- Dataset rows -
BEGIN

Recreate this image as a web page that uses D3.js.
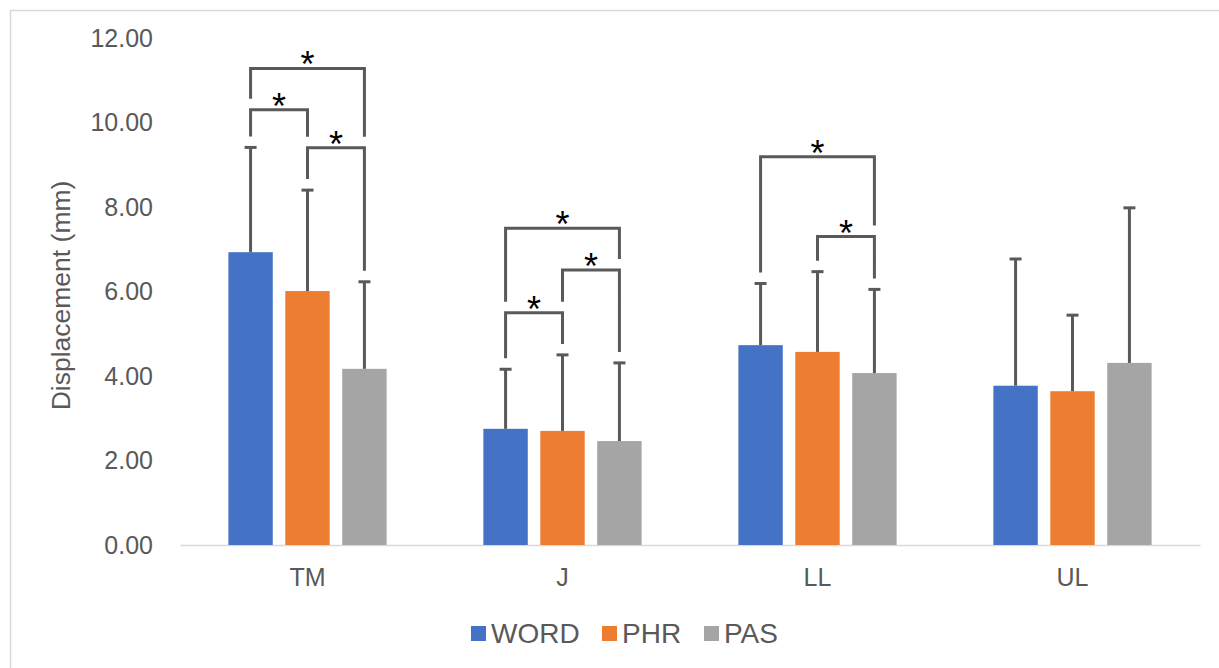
<!DOCTYPE html>
<html>
<head>
<meta charset="utf-8">
<script src="https://cdn.jsdelivr.net/npm/d3@7"></script>
<style>
  body { margin: 0; background: #fff; }
  svg { display: block; font-family: "Liberation Sans", Arial, sans-serif; }
</style>
</head>
<body>
<div id="chart"></div>
<script>
// data
const categories = ['TM', 'J', 'LL', 'UL'];
const series = ['WORD', 'PHR', 'PAS'];
const colors = ['#4472c4', '#ed7d31', '#a5a5a5'];
const wordMeans = [6.93, 2.75, 4.73, 3.77];
const phrMeans = [6.01, 2.70, 4.57, 3.64];
const pasMeans = [4.17, 2.46, 4.07, 4.31];
const wordSD = [2.48, 1.41, 1.46, 3.00];
const phrSD = [2.39, 1.80, 1.90, 1.80];
const pasSD = [2.06, 1.85, 1.98, 3.67];
const yTicks = [0, 2, 4, 6, 8, 10, 12];

// significance brackets
const bracketCat = ['TM', 'TM', 'TM', 'J', 'J', 'J', 'LL', 'LL'];
const bracketFrom = ['WORD', 'WORD', 'PHR', 'WORD', 'PHR', 'WORD', 'WORD', 'PHR'];
const bracketTo = ['PAS', 'PHR', 'PAS', 'PAS', 'PAS', 'PHR', 'PAS', 'PAS'];
const bracketLevel = [11.28, 10.30, 9.40, 7.50, 6.51, 5.50, 9.19, 7.30];

const means = [wordMeans, phrMeans, pasMeans];
const sds = [wordSD, phrSD, pasSD];

const width = 1219, height = 668;
const margin = { L: 180, R: 19, T: 38, B: 123 };
const textColor = '#595959';

const svg = d3.select('#chart').append('svg')
  .attr('width', width).attr('height', height);

// outer chart border (only left/top visible in the crop)
svg.append('rect')
  .attr('x', 10.5).attr('y', 10.5)
  .attr('width', 1300).attr('height', 800)
  .attr('fill', 'none').attr('stroke', '#d9d9d9').attr('stroke-width', 1.5);

const x0 = d3.scaleBand().domain(categories).range([margin.L, width - margin.R]);
const x1 = d3.scaleBand().domain(series).range([0, x0.bandwidth()])
  .paddingInner(0.22).paddingOuter(0.85);
const y = d3.scaleLinear().domain([0, 12]).range([height - margin.B, margin.T]);

const rows = [];
categories.forEach((c, ci) => {
  series.forEach((s, si) => {
    rows.push({ cat: c, ser: s, si: si, mean: means[si][ci], sd: sds[si][ci] });
  });
});
const barCenter = (c, s) => x0(c) + x1(s) + x1.bandwidth() / 2;
const findRow = (c, s) => rows.find(r => r.cat === c && r.ser === s);

// y axis labels
const yAxis = d3.axisLeft(y).tickValues(yTicks).tickFormat(d3.format('.2f')).tickSize(0).tickPadding(0);
const gy = svg.append('g').attr('transform', `translate(153, 0)`).call(yAxis);
gy.select('.domain').remove();
gy.selectAll('text').attr('fill', textColor).style('font-size', '25px')
  .attr('font-family', '"Liberation Sans", Arial, sans-serif');

// x axis
const xAxis = d3.axisBottom(x0).tickSize(0).tickPadding(23);
const gx = svg.append('g').attr('transform', `translate(0, ${y(0)})`).call(xAxis);
gx.select('.domain').attr('stroke', '#d9d9d9').attr('stroke-width', 1.5);
gx.selectAll('text').attr('fill', textColor).style('font-size', '25px')
  .attr('font-family', '"Liberation Sans", Arial, sans-serif');

// y title
svg.append('text')
  .attr('transform', `translate(70, ${(y(0) + y(12)) / 2 + 4}) rotate(-90)`)
  .attr('text-anchor', 'middle')
  .attr('fill', textColor)
  .style('font-size', '26.5px')
  .text('Displacement (mm)');

// bars
svg.append('g').selectAll('rect')
  .data(rows).enter().append('rect')
  .attr('x', d => x0(d.cat) + x1(d.ser))
  .attr('y', d => y(d.mean))
  .attr('width', x1.bandwidth())
  .attr('height', d => y(0) - y(d.mean))
  .attr('fill', d => colors[d.si]);

// error bars (positive only)
const errG = svg.append('g').attr('stroke', '#595959').attr('stroke-width', 3);
rows.forEach(d => {
  const cx = barCenter(d.cat, d.ser);
  errG.append('line').attr('x1', cx).attr('x2', cx)
    .attr('y1', y(d.mean)).attr('y2', y(d.mean + d.sd));
  errG.append('line').attr('x1', cx - 6).attr('x2', cx + 6)
    .attr('y1', y(d.mean + d.sd)).attr('y2', y(d.mean + d.sd));
});

// brackets
const gap = 11;
function legEnd(i, ser) {
  const c = bracketCat[i];
  const si = series.indexOf(ser);
  const r = findRow(c, ser);
  let obstacle = r.mean + r.sd;
  bracketLevel.forEach((lv, j) => {
    if (j === i || bracketCat[j] !== c || lv >= bracketLevel[i]) return;
    const a = series.indexOf(bracketFrom[j]), b = series.indexOf(bracketTo[j]);
    if (si >= a && si <= b) obstacle = Math.max(obstacle, lv);
  });
  return y(obstacle) - gap;
}
const brG = svg.append('g');
bracketLevel.forEach((lv, i) => {
  const xa = barCenter(bracketCat[i], bracketFrom[i]);
  const xb = barCenter(bracketCat[i], bracketTo[i]);
  const yl = y(lv);
  brG.append('path')
    .attr('d', `M${xa},${legEnd(i, bracketFrom[i])}V${yl}H${xb}V${legEnd(i, bracketTo[i])}`)
    .attr('fill', 'none').attr('stroke', '#595959').attr('stroke-width', 3);
  brG.append('text')
    .attr('x', (xa + xb) / 2).attr('y', yl + 9)
    .attr('text-anchor', 'middle')
    .attr('fill', '#000')
    .style('font-size', '36px')
    .text('*');
});

// legend
const legX = [471, 602, 704];
const legend = svg.append('g');
series.forEach((s, i) => {
  legend.append('rect').attr('x', legX[i]).attr('y', 626)
    .attr('width', 15).attr('height', 15).attr('fill', colors[i]);
  legend.append('text').attr('x', legX[i] + 20).attr('y', 643)
    .attr('fill', textColor).style('font-size', '28px').text(s);
});
</script>
</body>
</html>
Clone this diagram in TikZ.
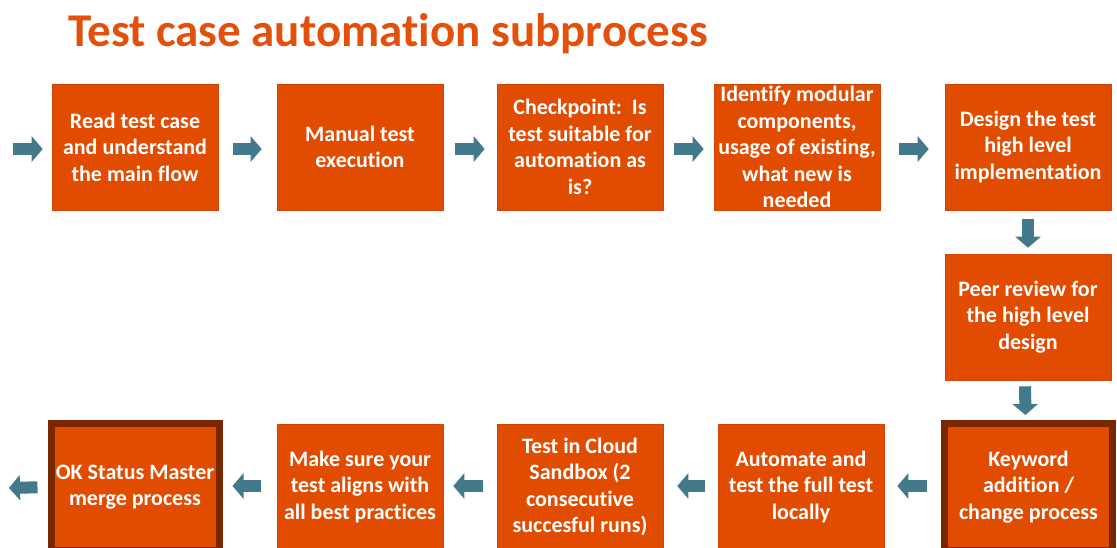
\documentclass[tikz,border=0pt]{standalone}
\usepackage{fontspec}
\setmainfont[Ligatures=NoCommon]{Carlito}
\usetikzlibrary{arrows.meta}
\definecolor{boxorange}{RGB}{226,76,0}
\definecolor{boxedge}{RGB}{205,70,8}
\definecolor{boxbrown}{RGB}{120,39,0}
\definecolor{flowteal}{RGB}{66,122,139}
\definecolor{titleorange}{RGB}{226,80,12}
\tikzset{
  stepbox/.style={rectangle, fill=boxorange, draw=boxedge, line width=0.6pt,
    minimum width=166pt, minimum height=126pt, inner sep=0pt, text=white,
    font=\bfseries\fontsize{22}{26.5}\selectfont, align=center},
  gatebox/.style={stepbox, draw=boxbrown, line width=7pt,
    minimum width=168pt, minimum height=127pt},
  flow/.style={draw=flowteal, line width=12pt,
    -{Triangle[length=11pt,width=25pt]}}
}
\begin{document}
\begin{tikzpicture}[x=1pt,y=-1pt]
\useasboundingbox (0,0) rectangle (1117,547);
\clip (0,0) rectangle (1117,547);

\node[anchor=base west, text=titleorange, font=\bfseries\fontsize{47}{52}\selectfont, inner sep=0pt]
  (title) at (68,46) {Test case automation subprocess};

% top row
\node[stepbox] (b1) at (135,147) {Read test case\\and understand\\the main flow};
\node[stepbox] (b2) at (360,147) {Manual test\\execution};
\node[stepbox] (b3) at (580,147) {Checkpoint:\ \ Is\\test suitable for\\automation as\\is?};
\node[stepbox] (b4) at (797,147) {Identify modular\\components,\\usage of existing,\\what new is\\needed};
\node[stepbox] (b5) at (1028,147) {Design the test\\high level\\implementation};
% right column
\node[stepbox] (b6) at (1028,317) {Peer review for\\the high level\\design};
% bottom row
\node[gatebox] (b7) at (1028.5,487) {Keyword\\addition /\\change process};
\node[stepbox] (b8) at (801,487) {Automate and\\test the full test\\locally};
\node[stepbox] (b9) at (580,487) {Test in Cloud\\Sandbox (2\\consecutive\\succesful runs)};
\node[stepbox] (b10) at (360,487) {Make sure your\\test aligns with\\all best practices};
\node[gatebox] (b11) at (135,487) {OK Status Master\\merge process};

\coordinate (in) at (13,149);
\coordinate (out) at (9,488);

% connectors
\draw[flow, shorten >=9pt] (in) -- ([yshift=-2pt]b1.west);
\draw[flow, shorten <=15pt, shorten >=15pt] ([yshift=-2pt]b1.east) -- ([yshift=-2pt]b2.west);
\draw[flow, shorten <=12pt, shorten >=12pt] ([yshift=-2pt]b2.east) -- ([yshift=-2pt]b3.west);
\draw[flow, shorten <=11pt, shorten >=10pt] ([yshift=-2pt]b3.east) -- ([yshift=-2pt]b4.west);
\draw[flow, shorten <=19pt, shorten >=16pt] ([yshift=-2pt]b4.east) -- ([yshift=-2pt]b5.west);
\draw[flow, shorten <=9pt, shorten >=6pt] (b5.south) -- (b6.north);
\draw[flow, shorten <=6pt, shorten >=5pt] ([xshift=-3pt]b6.south) -- ([xshift=-3pt]b7.north);
\draw[flow, shorten <=14pt, shorten >=13pt] ([yshift=1pt]b7.west) -- ([yshift=1pt]b8.east);
\draw[flow, shorten <=13pt, shorten >=14pt] ([yshift=1pt]b8.west) -- ([yshift=1pt]b9.east);
\draw[flow, shorten <=14pt, shorten >=10pt] ([yshift=1pt]b9.west) -- ([yshift=1pt]b10.east);
\draw[flow, shorten <=16pt, shorten >=10pt] ([yshift=1pt]b10.west) -- ([yshift=1pt]b11.east);
\draw[flow, shorten <=10pt] (b11.west) -- (out);
\end{tikzpicture}
\end{document}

END

- Set exercise -
Pictures excluded, repeat exactly the lines from the top of the material through the line with "const y = d3.scaleLinear().domain([0, 12]).range([height", including both of those lines.

- Full output -
Recreate this image as a web page that uses D3.js.
<!DOCTYPE html>
<html>
<head>
<meta charset="utf-8">
<script src="https://cdn.jsdelivr.net/npm/d3@7"></script>
<style>
  body { margin: 0; background: #fff; }
  svg { display: block; font-family: "Liberation Sans", Arial, sans-serif; }
</style>
</head>
<body>
<div id="chart"></div>
<script>
// data
const categories = ['TM', 'J', 'LL', 'UL'];
const series = ['WORD', 'PHR', 'PAS'];
const colors = ['#4472c4', '#ed7d31', '#a5a5a5'];
const wordMeans = [6.93, 2.75, 4.73, 3.77];
const phrMeans = [6.01, 2.70, 4.57, 3.64];
const pasMeans = [4.17, 2.46, 4.07, 4.31];
const wordSD = [2.48, 1.41, 1.46, 3.00];
const phrSD = [2.39, 1.80, 1.90, 1.80];
const pasSD = [2.06, 1.85, 1.98, 3.67];
const yTicks = [0, 2, 4, 6, 8, 10, 12];

// significance brackets
const bracketCat = ['TM', 'TM', 'TM', 'J', 'J', 'J', 'LL', 'LL'];
const bracketFrom = ['WORD', 'WORD', 'PHR', 'WORD', 'PHR', 'WORD', 'WORD', 'PHR'];
const bracketTo = ['PAS', 'PHR', 'PAS', 'PAS', 'PAS', 'PHR', 'PAS', 'PAS'];
const bracketLevel = [11.28, 10.30, 9.40, 7.50, 6.51, 5.50, 9.19, 7.30];

const means = [wordMeans, phrMeans, pasMeans];
const sds = [wordSD, phrSD, pasSD];

const width = 1219, height = 668;
const margin = { L: 180, R: 19, T: 38, B: 123 };
const textColor = '#595959';

const svg = d3.select('#chart').append('svg')
  .attr('width', width).attr('height', height);

// outer chart border (only left/top visible in the crop)
svg.append('rect')
  .attr('x', 10.5).attr('y', 10.5)
  .attr('width', 1300).attr('height', 800)
  .attr('fill', 'none').attr('stroke', '#d9d9d9').attr('stroke-width', 1.5);

const x0 = d3.scaleBand().domain(categories).range([margin.L, width - margin.R]);
const x1 = d3.scaleBand().domain(series).range([0, x0.bandwidth()])
  .paddingInner(0.22).paddingOuter(0.85);
const y = d3.scaleLinear().domain([0, 12]).range([height - margin.B, margin.T]);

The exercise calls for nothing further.